**WHAT IS EXPECTED**
Transcribe only the lines of the listing below from the one holding "Output the Python" through the one holding "import plotly.graph_objects as go", inclusive, without any change.

[START OF MATERIAL SHOWN]

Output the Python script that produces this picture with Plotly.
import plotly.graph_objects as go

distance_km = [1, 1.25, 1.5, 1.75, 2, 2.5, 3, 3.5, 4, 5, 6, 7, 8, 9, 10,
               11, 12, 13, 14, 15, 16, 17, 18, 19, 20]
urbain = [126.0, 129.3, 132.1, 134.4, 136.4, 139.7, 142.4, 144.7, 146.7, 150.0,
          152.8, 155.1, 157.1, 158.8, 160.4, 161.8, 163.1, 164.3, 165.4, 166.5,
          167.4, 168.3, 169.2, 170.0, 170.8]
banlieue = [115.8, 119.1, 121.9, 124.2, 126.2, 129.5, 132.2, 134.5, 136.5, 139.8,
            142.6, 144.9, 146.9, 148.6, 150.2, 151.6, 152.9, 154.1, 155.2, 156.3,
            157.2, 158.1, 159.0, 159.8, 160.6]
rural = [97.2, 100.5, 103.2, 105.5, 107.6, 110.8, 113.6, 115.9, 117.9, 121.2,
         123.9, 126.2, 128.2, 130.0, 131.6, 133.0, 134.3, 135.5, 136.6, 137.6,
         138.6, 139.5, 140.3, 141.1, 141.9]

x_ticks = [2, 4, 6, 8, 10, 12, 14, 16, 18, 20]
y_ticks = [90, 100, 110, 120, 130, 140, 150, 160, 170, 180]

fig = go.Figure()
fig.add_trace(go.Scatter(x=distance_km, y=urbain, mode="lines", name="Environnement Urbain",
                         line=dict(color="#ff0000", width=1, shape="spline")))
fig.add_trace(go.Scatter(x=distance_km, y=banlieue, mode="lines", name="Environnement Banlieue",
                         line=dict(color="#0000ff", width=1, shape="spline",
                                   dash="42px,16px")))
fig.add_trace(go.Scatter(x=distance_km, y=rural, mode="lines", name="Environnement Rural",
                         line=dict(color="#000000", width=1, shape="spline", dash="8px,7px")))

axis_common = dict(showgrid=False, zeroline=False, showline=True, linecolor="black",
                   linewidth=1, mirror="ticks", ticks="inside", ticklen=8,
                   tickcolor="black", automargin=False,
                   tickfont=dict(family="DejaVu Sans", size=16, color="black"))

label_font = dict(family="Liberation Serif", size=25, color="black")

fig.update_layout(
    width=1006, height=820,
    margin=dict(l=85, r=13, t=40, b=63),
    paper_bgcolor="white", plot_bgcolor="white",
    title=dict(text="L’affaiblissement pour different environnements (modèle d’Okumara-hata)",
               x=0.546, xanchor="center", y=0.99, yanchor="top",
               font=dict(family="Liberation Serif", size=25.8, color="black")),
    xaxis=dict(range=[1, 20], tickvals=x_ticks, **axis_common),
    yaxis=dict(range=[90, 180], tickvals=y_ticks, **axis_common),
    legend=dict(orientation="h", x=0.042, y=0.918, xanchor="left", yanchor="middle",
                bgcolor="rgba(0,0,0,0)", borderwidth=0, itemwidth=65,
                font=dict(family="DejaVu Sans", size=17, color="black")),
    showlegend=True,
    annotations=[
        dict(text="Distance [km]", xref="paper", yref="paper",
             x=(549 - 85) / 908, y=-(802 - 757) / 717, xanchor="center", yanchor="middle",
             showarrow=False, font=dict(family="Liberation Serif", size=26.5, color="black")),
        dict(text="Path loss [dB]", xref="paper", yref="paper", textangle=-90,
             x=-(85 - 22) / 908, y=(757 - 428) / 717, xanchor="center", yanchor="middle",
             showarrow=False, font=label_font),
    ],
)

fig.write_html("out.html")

[END OF MATERIAL SHOWN]
[START OF MATERIAL SHOWN]

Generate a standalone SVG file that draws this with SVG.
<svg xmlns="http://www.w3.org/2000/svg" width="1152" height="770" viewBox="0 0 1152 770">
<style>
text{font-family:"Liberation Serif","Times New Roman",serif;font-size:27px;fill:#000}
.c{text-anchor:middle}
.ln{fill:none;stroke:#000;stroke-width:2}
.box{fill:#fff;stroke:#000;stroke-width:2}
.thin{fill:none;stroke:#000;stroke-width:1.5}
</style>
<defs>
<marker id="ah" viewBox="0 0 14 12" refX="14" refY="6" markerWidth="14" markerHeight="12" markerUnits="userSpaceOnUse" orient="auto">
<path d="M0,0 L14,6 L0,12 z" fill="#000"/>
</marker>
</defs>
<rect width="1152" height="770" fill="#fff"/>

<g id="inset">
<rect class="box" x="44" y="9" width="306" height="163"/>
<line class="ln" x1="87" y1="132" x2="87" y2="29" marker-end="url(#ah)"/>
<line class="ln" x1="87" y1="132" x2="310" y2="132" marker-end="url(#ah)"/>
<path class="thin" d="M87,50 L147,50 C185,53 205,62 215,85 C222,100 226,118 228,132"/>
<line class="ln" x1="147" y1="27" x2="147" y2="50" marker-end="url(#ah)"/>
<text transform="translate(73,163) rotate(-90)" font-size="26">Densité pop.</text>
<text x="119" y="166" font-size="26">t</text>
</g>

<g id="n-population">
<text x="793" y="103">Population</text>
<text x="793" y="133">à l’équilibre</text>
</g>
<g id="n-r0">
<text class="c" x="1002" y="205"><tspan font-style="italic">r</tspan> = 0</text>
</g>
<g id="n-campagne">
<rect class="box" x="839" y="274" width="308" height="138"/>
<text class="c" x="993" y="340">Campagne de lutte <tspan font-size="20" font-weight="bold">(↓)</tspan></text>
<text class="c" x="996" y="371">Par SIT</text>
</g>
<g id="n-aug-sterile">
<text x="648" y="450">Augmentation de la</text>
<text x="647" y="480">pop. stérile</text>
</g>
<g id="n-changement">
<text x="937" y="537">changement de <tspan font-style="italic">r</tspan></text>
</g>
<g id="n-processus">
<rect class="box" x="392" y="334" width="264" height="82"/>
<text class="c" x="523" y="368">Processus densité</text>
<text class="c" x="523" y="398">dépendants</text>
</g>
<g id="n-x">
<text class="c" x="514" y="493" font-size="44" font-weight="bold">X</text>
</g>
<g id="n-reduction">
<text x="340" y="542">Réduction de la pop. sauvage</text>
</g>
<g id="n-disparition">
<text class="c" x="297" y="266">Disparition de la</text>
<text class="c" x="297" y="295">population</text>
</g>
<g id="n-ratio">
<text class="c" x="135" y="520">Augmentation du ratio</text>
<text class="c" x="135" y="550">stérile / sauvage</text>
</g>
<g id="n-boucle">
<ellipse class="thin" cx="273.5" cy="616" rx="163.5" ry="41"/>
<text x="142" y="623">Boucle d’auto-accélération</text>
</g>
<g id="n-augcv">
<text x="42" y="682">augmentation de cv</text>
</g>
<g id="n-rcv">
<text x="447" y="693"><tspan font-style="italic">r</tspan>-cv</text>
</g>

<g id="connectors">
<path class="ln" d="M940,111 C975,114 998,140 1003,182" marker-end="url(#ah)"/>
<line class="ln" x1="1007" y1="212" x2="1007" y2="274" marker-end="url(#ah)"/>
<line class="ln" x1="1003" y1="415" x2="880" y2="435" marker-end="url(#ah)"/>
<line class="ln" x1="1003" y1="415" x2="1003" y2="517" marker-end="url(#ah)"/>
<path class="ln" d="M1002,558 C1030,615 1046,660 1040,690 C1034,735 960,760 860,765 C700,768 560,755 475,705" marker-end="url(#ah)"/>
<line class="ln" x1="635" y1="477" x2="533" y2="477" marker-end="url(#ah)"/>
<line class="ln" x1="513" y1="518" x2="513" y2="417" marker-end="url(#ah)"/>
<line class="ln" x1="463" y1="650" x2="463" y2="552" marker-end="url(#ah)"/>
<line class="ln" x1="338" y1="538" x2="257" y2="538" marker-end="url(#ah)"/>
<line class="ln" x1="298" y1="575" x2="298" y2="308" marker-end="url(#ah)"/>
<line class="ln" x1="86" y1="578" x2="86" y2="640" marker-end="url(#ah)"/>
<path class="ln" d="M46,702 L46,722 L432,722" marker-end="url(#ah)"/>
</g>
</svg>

[END OF MATERIAL SHOWN]

**EXERCISE ANSWER**
Output the Python script that produces this picture with Plotly.
import plotly.graph_objects as go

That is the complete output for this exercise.